I'm only a beginning Haskell programmer (and the little Haskell I learnt was 5 years ago), but for a start, I'd write the natural translation of your function, with the accumulator ("the current paragraph") being passed around (I've added types, just for clarity):
type Line = String
type Para = [Line]
-- Takes a list of lines, and returns a list of paragraphs
paragraphs :: [Line] -> [Para]
paragraphs ls = paragraphs2 ls []
-- Helper function: takes a list of lines, and the "current paragraph"
paragraphs2 :: [Line] -> Para -> [Para]
paragraphs2 [] para = [para]
paragraphs2 ("":ls) para = para : (paragraphs2 ls [])

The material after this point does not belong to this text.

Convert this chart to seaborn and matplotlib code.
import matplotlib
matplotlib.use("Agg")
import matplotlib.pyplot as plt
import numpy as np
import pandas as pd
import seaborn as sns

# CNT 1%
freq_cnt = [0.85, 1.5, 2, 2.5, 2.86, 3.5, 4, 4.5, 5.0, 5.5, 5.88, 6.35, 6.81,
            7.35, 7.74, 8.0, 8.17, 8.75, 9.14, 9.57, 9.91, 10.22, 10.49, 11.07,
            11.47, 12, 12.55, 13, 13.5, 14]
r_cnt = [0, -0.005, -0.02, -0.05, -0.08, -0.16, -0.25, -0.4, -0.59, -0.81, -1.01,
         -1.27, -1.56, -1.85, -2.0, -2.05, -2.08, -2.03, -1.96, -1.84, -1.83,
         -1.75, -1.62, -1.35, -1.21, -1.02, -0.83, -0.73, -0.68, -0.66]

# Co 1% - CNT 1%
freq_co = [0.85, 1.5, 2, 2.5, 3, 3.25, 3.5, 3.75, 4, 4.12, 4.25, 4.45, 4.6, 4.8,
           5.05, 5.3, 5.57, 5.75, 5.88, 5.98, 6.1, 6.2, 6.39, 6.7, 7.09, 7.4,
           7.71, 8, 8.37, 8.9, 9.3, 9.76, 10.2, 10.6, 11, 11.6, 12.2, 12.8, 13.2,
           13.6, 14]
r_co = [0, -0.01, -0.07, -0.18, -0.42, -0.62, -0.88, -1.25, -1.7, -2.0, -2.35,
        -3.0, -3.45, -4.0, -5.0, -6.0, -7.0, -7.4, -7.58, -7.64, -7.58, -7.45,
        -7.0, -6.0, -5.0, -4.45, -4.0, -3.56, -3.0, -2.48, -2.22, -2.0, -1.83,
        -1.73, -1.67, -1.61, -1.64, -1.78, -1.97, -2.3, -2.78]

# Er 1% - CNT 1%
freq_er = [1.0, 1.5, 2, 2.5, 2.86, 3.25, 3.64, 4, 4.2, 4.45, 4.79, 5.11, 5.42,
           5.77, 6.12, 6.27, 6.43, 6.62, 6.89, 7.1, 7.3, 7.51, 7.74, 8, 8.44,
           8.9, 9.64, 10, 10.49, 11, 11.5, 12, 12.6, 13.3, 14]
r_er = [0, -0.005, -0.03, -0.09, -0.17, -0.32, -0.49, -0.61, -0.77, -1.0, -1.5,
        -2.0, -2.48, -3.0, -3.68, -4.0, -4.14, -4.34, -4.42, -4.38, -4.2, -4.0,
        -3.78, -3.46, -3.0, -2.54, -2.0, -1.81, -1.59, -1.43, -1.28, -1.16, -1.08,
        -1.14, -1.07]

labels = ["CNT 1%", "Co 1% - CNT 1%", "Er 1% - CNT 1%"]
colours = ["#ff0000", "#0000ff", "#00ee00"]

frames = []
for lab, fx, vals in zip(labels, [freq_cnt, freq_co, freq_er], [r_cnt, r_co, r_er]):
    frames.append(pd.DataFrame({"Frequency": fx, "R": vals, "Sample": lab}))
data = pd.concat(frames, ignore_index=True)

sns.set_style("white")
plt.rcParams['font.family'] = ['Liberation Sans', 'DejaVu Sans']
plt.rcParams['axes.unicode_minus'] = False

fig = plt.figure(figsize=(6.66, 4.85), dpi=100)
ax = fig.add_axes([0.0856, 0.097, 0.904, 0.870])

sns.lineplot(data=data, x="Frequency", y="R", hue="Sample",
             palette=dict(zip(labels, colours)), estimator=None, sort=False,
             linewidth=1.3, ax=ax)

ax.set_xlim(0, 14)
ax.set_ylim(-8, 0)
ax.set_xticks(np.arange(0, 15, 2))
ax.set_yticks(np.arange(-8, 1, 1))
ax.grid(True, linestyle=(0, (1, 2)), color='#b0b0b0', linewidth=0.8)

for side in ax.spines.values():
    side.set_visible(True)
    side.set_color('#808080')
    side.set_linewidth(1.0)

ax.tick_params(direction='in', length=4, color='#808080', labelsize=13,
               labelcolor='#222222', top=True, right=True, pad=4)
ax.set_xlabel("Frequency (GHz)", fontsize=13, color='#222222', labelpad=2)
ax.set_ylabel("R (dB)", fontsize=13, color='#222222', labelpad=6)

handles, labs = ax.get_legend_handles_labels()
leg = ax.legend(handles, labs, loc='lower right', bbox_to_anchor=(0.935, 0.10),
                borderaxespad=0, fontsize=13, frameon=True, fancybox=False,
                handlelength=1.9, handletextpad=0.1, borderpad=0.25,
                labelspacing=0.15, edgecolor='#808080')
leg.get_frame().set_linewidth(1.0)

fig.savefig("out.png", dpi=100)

paragraphs2 (l:ls) para = paragraphs2 ls (para++[l])
This works:
*Main> paragraphs ["Line 1", "Line 2", "", "Line 3", "Line 4"]

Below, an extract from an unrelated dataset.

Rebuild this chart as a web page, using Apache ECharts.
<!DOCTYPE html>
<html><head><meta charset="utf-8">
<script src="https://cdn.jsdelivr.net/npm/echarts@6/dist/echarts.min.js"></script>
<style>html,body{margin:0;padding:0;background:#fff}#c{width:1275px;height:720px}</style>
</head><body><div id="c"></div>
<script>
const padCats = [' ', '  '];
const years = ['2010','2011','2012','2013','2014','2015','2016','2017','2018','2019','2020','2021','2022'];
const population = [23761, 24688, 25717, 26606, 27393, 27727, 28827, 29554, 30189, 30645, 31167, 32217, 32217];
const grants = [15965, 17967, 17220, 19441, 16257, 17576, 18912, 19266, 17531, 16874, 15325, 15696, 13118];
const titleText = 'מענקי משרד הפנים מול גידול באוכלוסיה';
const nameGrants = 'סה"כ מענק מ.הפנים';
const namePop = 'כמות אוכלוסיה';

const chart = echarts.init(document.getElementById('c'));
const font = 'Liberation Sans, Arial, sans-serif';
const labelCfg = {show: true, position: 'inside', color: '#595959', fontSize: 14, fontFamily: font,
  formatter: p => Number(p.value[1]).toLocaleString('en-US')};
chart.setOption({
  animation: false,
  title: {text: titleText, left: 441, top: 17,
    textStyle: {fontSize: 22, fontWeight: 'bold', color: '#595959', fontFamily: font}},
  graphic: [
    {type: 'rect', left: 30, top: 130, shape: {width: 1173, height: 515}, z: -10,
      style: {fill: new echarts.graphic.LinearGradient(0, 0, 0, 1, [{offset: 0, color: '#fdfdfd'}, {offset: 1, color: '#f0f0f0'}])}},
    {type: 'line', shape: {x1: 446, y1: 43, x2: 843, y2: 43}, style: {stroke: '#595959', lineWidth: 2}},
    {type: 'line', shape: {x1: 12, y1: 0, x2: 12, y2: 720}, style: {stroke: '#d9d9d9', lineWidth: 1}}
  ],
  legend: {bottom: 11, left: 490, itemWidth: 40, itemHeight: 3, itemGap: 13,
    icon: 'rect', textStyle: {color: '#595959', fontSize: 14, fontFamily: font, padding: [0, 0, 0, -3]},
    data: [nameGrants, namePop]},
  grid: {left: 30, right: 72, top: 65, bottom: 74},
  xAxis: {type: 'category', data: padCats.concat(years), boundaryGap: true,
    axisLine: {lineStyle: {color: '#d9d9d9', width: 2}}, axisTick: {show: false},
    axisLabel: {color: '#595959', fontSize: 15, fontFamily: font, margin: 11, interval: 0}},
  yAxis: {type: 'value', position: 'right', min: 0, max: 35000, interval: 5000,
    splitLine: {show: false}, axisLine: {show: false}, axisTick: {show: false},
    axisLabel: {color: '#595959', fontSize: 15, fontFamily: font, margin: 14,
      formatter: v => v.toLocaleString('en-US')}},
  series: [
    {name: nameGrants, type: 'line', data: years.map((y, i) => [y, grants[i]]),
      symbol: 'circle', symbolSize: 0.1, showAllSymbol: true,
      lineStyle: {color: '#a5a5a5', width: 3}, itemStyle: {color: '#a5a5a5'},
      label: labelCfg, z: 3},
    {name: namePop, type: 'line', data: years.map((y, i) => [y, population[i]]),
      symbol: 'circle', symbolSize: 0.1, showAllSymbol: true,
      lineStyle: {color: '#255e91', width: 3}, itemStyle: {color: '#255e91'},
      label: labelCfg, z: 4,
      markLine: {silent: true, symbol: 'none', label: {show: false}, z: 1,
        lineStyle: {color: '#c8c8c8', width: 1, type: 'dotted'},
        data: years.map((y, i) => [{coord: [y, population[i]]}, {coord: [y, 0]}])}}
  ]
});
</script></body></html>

[["Line 1","Line 2"],["Line 3","Line 4"]]
So that's a solution. But then, Haskell experience suggests that there are almost always library functions for doing things like this :) One related function is called groupBy, and it almost works:
paragraphs3 :: [Line] -> [Para]
paragraphs3 ls = groupBy (\x y -> y /= "") ls
*Main> paragraphs3 ["Line 1", "Line 2", "", "Line 3", "Line 4"]
[["Line 1","Line 2"],["","Line 3","Line 4"]]
Oops. What we really need is a "splitBy", and it's not in the libraries, but we can filter out the bad ones ourselves:
paragraphs4 :: [Line] -> [Para]
paragraphs4 ls = map (filter (/= "")) (groupBy (\x y -> y /= "") ls)
or, if you want to be cool, you can get rid of the argument and do it the pointless way:
paragraphs5 = map (filter (/= "")) . groupBy (\x y -> y /= "")
I'm sure there is an even shorter way. :-)
Edit: ephemient points out that (not . null)
is cleaner than (/= "")
. So we can write
paragraphs = map (filter $ not . null) . groupBy (const $ not . null)
The repeated (not . null)
is a strong indication that we really should abstract this out into a function, and this is what the Data.List.Split module does, as pointed out in the answer below.